**MATERIAL**
** begin **

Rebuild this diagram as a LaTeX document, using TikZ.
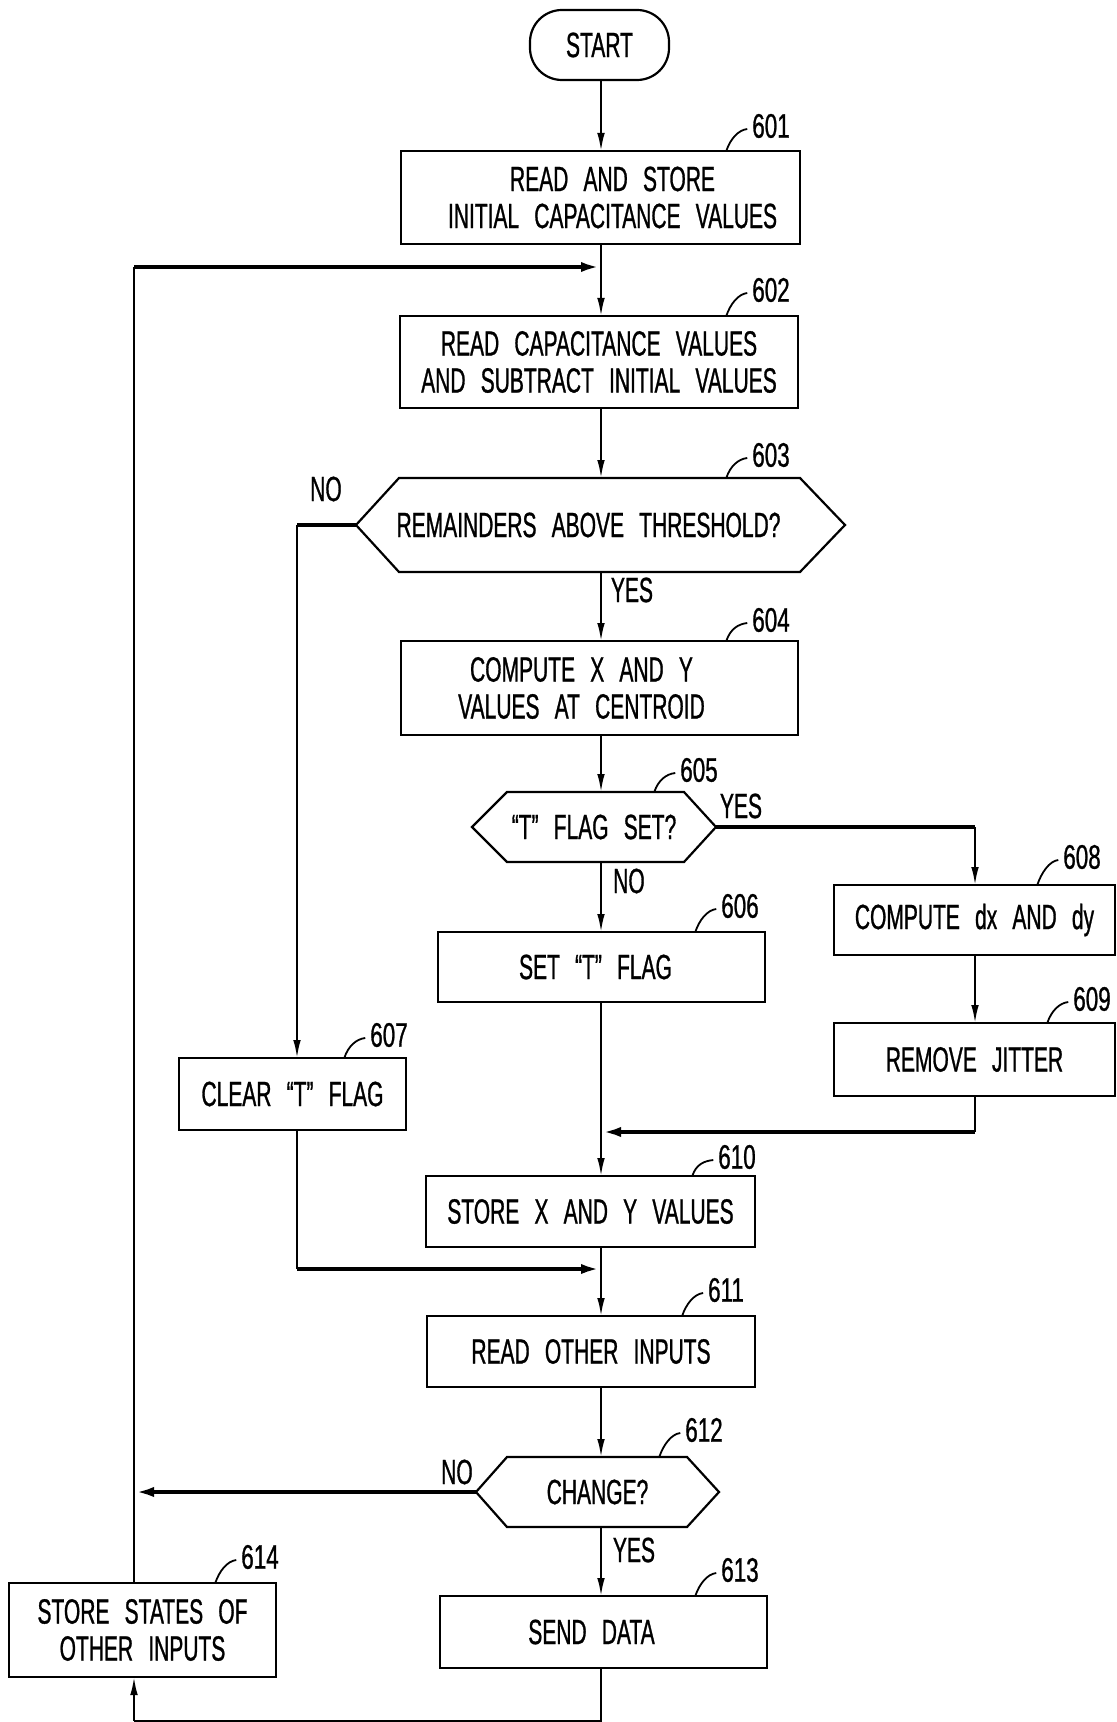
\documentclass[tikz,border=0pt]{standalone}
\usepackage{fontspec}
\usetikzlibrary{arrows.meta,calc}
\newfontfamily\pfont[FakeStretch=0.6,WordSpace=2.6,FakeBold=0.8]{Liberation Sans}
\newfontfamily\nfont[FakeStretch=0.66,FakeBold=0.8]{Liberation Sans}
\newcommand\hexpath[3]{\draw[boxline] (#1.west) -- ($(#1.north west)+(#2,0)$) -- ($(#1.north east)+(-#3,0)$) -- (#1.east) -- ($(#1.south east)+(-#3,0)$) -- ($(#1.south west)+(#2,0)$) -- cycle;}
\newcommand\refnum[4]{% node name, box name, position, number
  \node[numtxt] (#1) at #3 {#4};
  \draw[leaderline] ($(#1.west |- #2.north)+(-26,0)$) .. controls +(4,-12) and +(-9,1) .. ($(#1.west)+(-5,3)$);}
\begin{document}
\begin{tikzpicture}[x=0.5pt,y=-0.5pt,
  every node/.style={inner sep=0pt, outer sep=0pt},
  txt/.style={font={\pfont\fontsize{17.5}{18.5}\selectfont}, align=center},
  numtxt/.style={font={\nfont\fontsize{17}{17}\selectfont}},
  boxline/.style={line width=1.1pt},
  sz/.style 2 args={minimum width=#1*0.5pt, minimum height=#2*0.5pt},
  box/.style 2 args={draw, line width=1.1pt, sz={#1}{#2}, txt},
  hexnode/.style 2 args={sz={#1}{#2}, txt},
  inside/.style 2 args={label={[txt,xshift=#1]center:{#2}}},
  flow/.style={line width=1pt},
  heavy/.style={line width=2.2pt},
  arr/.style={-{Latex[length=9pt,width=3.8pt]}},
  harr/.style={-{Latex[length=10pt,width=5pt]}},
  leaderline/.style={line width=0.9pt}]
\fill[white] (0,0) rectangle (1117,1722);
\useasboundingbox (0,0) rectangle (1117,1722);

% guide coordinates
\coordinate (sp) at (601,0);
\coordinate (lp) at (134,267);
\coordinate (nx) at (297,0);
\coordinate (rx) at (975,0);
\coordinate (j1) at (601,1132);
\coordinate (j2) at (601,1269);
\coordinate (bt) at (0,1721);

% nodes
\node[box={139}{70}, rounded corners=16pt] (start) at (599.5,45) {START};
\node[box={399}{93}, inside={6pt}{READ AND STORE\\INITIAL CAPACITANCE VALUES}] (n601) at (600.5,197.5) {};
\node[box={398}{92}] (n602) at (599,362) {READ CAPACITANCE VALUES\\AND SUBTRACT INITIAL VALUES};
\node[hexnode={489}{94}, inside={-6pt}{REMAINDERS ABOVE THRESHOLD?}] (h603) at (600.5,525) {};
\hexpath{h603}{43}{45}
\node[box={397}{94}, inside={-9pt}{COMPUTE X AND Y\\VALUES AT CENTROID}] (n604) at (599.5,688) {};
\node[hexnode={244}{70}] (h605) at (594,827) {“T” FLAG SET?};
\hexpath{h605}{35}{32}
\node[box={327}{70}, inside={-3pt}{SET “T” FLAG}] (n606) at (601.5,967) {};
\node[box={227}{72}] (n607) at (292.5,1094) {CLEAR “T” FLAG};
\node[box={281}{70}] (n608) at (974.5,920) {COMPUTE dx AND dy};
\node[box={281}{73}] (n609) at (974.5,1059.5) {REMOVE JITTER};
\node[box={329}{71}] (n610) at (590.5,1211.5) {STORE X AND Y VALUES};
\node[box={328}{71}] (n611) at (591,1351.5) {READ OTHER INPUTS};
\node[hexnode={243}{70}] (h612) at (597.5,1492) {CHANGE?};
\hexpath{h612}{31}{32}
\node[box={327}{72}, inside={-6pt}{SEND DATA}] (n613) at (603.5,1632) {};
\node[box={267}{94}] (n614) at (142.5,1630) {STORE STATES OF\\OTHER INPUTS};

% branch labels
\node[txt] (no603) at (326,489) {NO};
\node[txt] (yes603) at (632,590) {YES};
\node[txt] (yes605) at (741,806) {YES};
\node[txt] (no605) at (629,881) {NO};
\node[txt] (no612) at (457,1472) {NO};
\node[txt] (yes612) at (634,1550) {YES};

% reference numbers
\refnum{l601}{n601}{(771,126)}{601}
\refnum{l602}{n602}{(771,290)}{602}
\refnum{l603}{h603}{(771,455)}{603}
\refnum{l604}{n604}{(771,620)}{604}
\refnum{l605}{h605}{(699,770)}{605}
\refnum{l606}{n606}{(740,906)}{606}
\refnum{l607}{n607}{(389,1035)}{607}
\refnum{l608}{n608}{(1082,857)}{608}
\refnum{l609}{n609}{(1092,999)}{609}
\refnum{l610}{n610}{(737,1157)}{610}
\refnum{l611}{n611}{(726,1290)}{611}
\refnum{l612}{h612}{(704,1430)}{612}
\refnum{l613}{n613}{(740,1570)}{613}
\refnum{l614}{n614}{(260,1557)}{614}

% connectors
\draw[flow,arr] (start.south -| sp) -- (n601.north -| sp);
\draw[flow,arr] (n601.south -| sp) -- (n602.north -| sp);
\draw[flow] (n614.north -| lp) -- (lp);
\draw[heavy,harr] (lp) -- (lp -| sp);
\draw[flow,arr] (n602.south -| sp) -- (h603.north -| sp);
\draw[heavy] (h603.west) -- (h603.west -| nx);
\draw[flow,arr] (h603.west -| nx) -- (n607.north -| nx);
\draw[flow,arr] (h603.south -| sp) -- (n604.north -| sp);
\draw[flow,arr] (n604.south -| sp) -- (h605.north -| sp);
\draw[heavy] (h605.east) -- (h605.east -| rx);
\draw[flow,arr] (h605.east -| rx) -- (n608.north -| rx);
\draw[flow,arr] (h605.south -| sp) -- (n606.north -| sp);
\draw[flow,arr] (n608.south -| rx) -- (n609.north -| rx);
\draw[flow,arr] (n606.south -| sp) -- (n610.north -| sp);
\draw[flow] (n609.south -| rx) -- (rx |- j1);
\draw[heavy,harr] (rx |- j1) -- (j1);
\draw[flow] (n607.south -| nx) -- (nx |- j2);
\draw[heavy,harr] (nx |- j2) -- (j2);
\draw[flow,arr] (n610.south -| sp) -- (n611.north -| sp);
\draw[flow,arr] (n611.south -| sp) -- (h612.north -| sp);
\draw[heavy,harr] (h612.west) -- (h612.west -| lp);
\draw[flow,arr] (h612.south -| sp) -- (n613.north -| sp);
\draw[flow] (n613.south -| sp) -- (sp |- bt) -- (bt -| lp);
\draw[flow,arr] (bt -| lp) -- (n614.south -| lp);
\end{tikzpicture}
\end{document}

** end **

**TASK GOAL**
The material above holds pictures; copy everything else in it exactly.

**EXERCISE RESULT**
Rebuild this diagram as a LaTeX document, using TikZ.
\documentclass[tikz,border=0pt]{standalone}
\usepackage{fontspec}
\usetikzlibrary{arrows.meta,calc}
\newfontfamily\pfont[FakeStretch=0.6,WordSpace=2.6,FakeBold=0.8]{Liberation Sans}
\newfontfamily\nfont[FakeStretch=0.66,FakeBold=0.8]{Liberation Sans}
\newcommand\hexpath[3]{\draw[boxline] (#1.west) -- ($(#1.north west)+(#2,0)$) -- ($(#1.north east)+(-#3,0)$) -- (#1.east) -- ($(#1.south east)+(-#3,0)$) -- ($(#1.south west)+(#2,0)$) -- cycle;}
\newcommand\refnum[4]{% node name, box name, position, number
  \node[numtxt] (#1) at #3 {#4};
  \draw[leaderline] ($(#1.west |- #2.north)+(-26,0)$) .. controls +(4,-12) and +(-9,1) .. ($(#1.west)+(-5,3)$);}
\begin{document}
\begin{tikzpicture}[x=0.5pt,y=-0.5pt,
  every node/.style={inner sep=0pt, outer sep=0pt},
  txt/.style={font={\pfont\fontsize{17.5}{18.5}\selectfont}, align=center},
  numtxt/.style={font={\nfont\fontsize{17}{17}\selectfont}},
  boxline/.style={line width=1.1pt},
  sz/.style 2 args={minimum width=#1*0.5pt, minimum height=#2*0.5pt},
  box/.style 2 args={draw, line width=1.1pt, sz={#1}{#2}, txt},
  hexnode/.style 2 args={sz={#1}{#2}, txt},
  inside/.style 2 args={label={[txt,xshift=#1]center:{#2}}},
  flow/.style={line width=1pt},
  heavy/.style={line width=2.2pt},
  arr/.style={-{Latex[length=9pt,width=3.8pt]}},
  harr/.style={-{Latex[length=10pt,width=5pt]}},
  leaderline/.style={line width=0.9pt}]
\fill[white] (0,0) rectangle (1117,1722);
\useasboundingbox (0,0) rectangle (1117,1722);

% guide coordinates
\coordinate (sp) at (601,0);
\coordinate (lp) at (134,267);
\coordinate (nx) at (297,0);
\coordinate (rx) at (975,0);
\coordinate (j1) at (601,1132);
\coordinate (j2) at (601,1269);
\coordinate (bt) at (0,1721);

% nodes
\node[box={139}{70}, rounded corners=16pt] (start) at (599.5,45) {START};
\node[box={399}{93}, inside={6pt}{READ AND STORE\\INITIAL CAPACITANCE VALUES}] (n601) at (600.5,197.5) {};
\node[box={398}{92}] (n602) at (599,362) {READ CAPACITANCE VALUES\\AND SUBTRACT INITIAL VALUES};
\node[hexnode={489}{94}, inside={-6pt}{REMAINDERS ABOVE THRESHOLD?}] (h603) at (600.5,525) {};
\hexpath{h603}{43}{45}
\node[box={397}{94}, inside={-9pt}{COMPUTE X AND Y\\VALUES AT CENTROID}] (n604) at (599.5,688) {};
\node[hexnode={244}{70}] (h605) at (594,827) {“T” FLAG SET?};
\hexpath{h605}{35}{32}
\node[box={327}{70}, inside={-3pt}{SET “T” FLAG}] (n606) at (601.5,967) {};
\node[box={227}{72}] (n607) at (292.5,1094) {CLEAR “T” FLAG};
\node[box={281}{70}] (n608) at (974.5,920) {COMPUTE dx AND dy};
\node[box={281}{73}] (n609) at (974.5,1059.5) {REMOVE JITTER};
\node[box={329}{71}] (n610) at (590.5,1211.5) {STORE X AND Y VALUES};
\node[box={328}{71}] (n611) at (591,1351.5) {READ OTHER INPUTS};
\node[hexnode={243}{70}] (h612) at (597.5,1492) {CHANGE?};
\hexpath{h612}{31}{32}
\node[box={327}{72}, inside={-6pt}{SEND DATA}] (n613) at (603.5,1632) {};
\node[box={267}{94}] (n614) at (142.5,1630) {STORE STATES OF\\OTHER INPUTS};

% branch labels
\node[txt] (no603) at (326,489) {NO};
\node[txt] (yes603) at (632,590) {YES};
\node[txt] (yes605) at (741,806) {YES};
\node[txt] (no605) at (629,881) {NO};
\node[txt] (no612) at (457,1472) {NO};
\node[txt] (yes612) at (634,1550) {YES};

% reference numbers
\refnum{l601}{n601}{(771,126)}{601}
\refnum{l602}{n602}{(771,290)}{602}
\refnum{l603}{h603}{(771,455)}{603}
\refnum{l604}{n604}{(771,620)}{604}
\refnum{l605}{h605}{(699,770)}{605}
\refnum{l606}{n606}{(740,906)}{606}
\refnum{l607}{n607}{(389,1035)}{607}
\refnum{l608}{n608}{(1082,857)}{608}
\refnum{l609}{n609}{(1092,999)}{609}
\refnum{l610}{n610}{(737,1157)}{610}
\refnum{l611}{n611}{(726,1290)}{611}
\refnum{l612}{h612}{(704,1430)}{612}
\refnum{l613}{n613}{(740,1570)}{613}
\refnum{l614}{n614}{(260,1557)}{614}

% connectors
\draw[flow,arr] (start.south -| sp) -- (n601.north -| sp);
\draw[flow,arr] (n601.south -| sp) -- (n602.north -| sp);
\draw[flow] (n614.north -| lp) -- (lp);
\draw[heavy,harr] (lp) -- (lp -| sp);
\draw[flow,arr] (n602.south -| sp) -- (h603.north -| sp);
\draw[heavy] (h603.west) -- (h603.west -| nx);
\draw[flow,arr] (h603.west -| nx) -- (n607.north -| nx);
\draw[flow,arr] (h603.south -| sp) -- (n604.north -| sp);
\draw[flow,arr] (n604.south -| sp) -- (h605.north -| sp);
\draw[heavy] (h605.east) -- (h605.east -| rx);
\draw[flow,arr] (h605.east -| rx) -- (n608.north -| rx);
\draw[flow,arr] (h605.south -| sp) -- (n606.north -| sp);
\draw[flow,arr] (n608.south -| rx) -- (n609.north -| rx);
\draw[flow,arr] (n606.south -| sp) -- (n610.north -| sp);
\draw[flow] (n609.south -| rx) -- (rx |- j1);
\draw[heavy,harr] (rx |- j1) -- (j1);
\draw[flow] (n607.south -| nx) -- (nx |- j2);
\draw[heavy,harr] (nx |- j2) -- (j2);
\draw[flow,arr] (n610.south -| sp) -- (n611.north -| sp);
\draw[flow,arr] (n611.south -| sp) -- (h612.north -| sp);
\draw[heavy,harr] (h612.west) -- (h612.west -| lp);
\draw[flow,arr] (h612.south -| sp) -- (n613.north -| sp);
\draw[flow] (n613.south -| sp) -- (sp |- bt) -- (bt -| lp);
\draw[flow,arr] (bt -| lp) -- (n614.south -| lp);
\end{tikzpicture}
\end{document}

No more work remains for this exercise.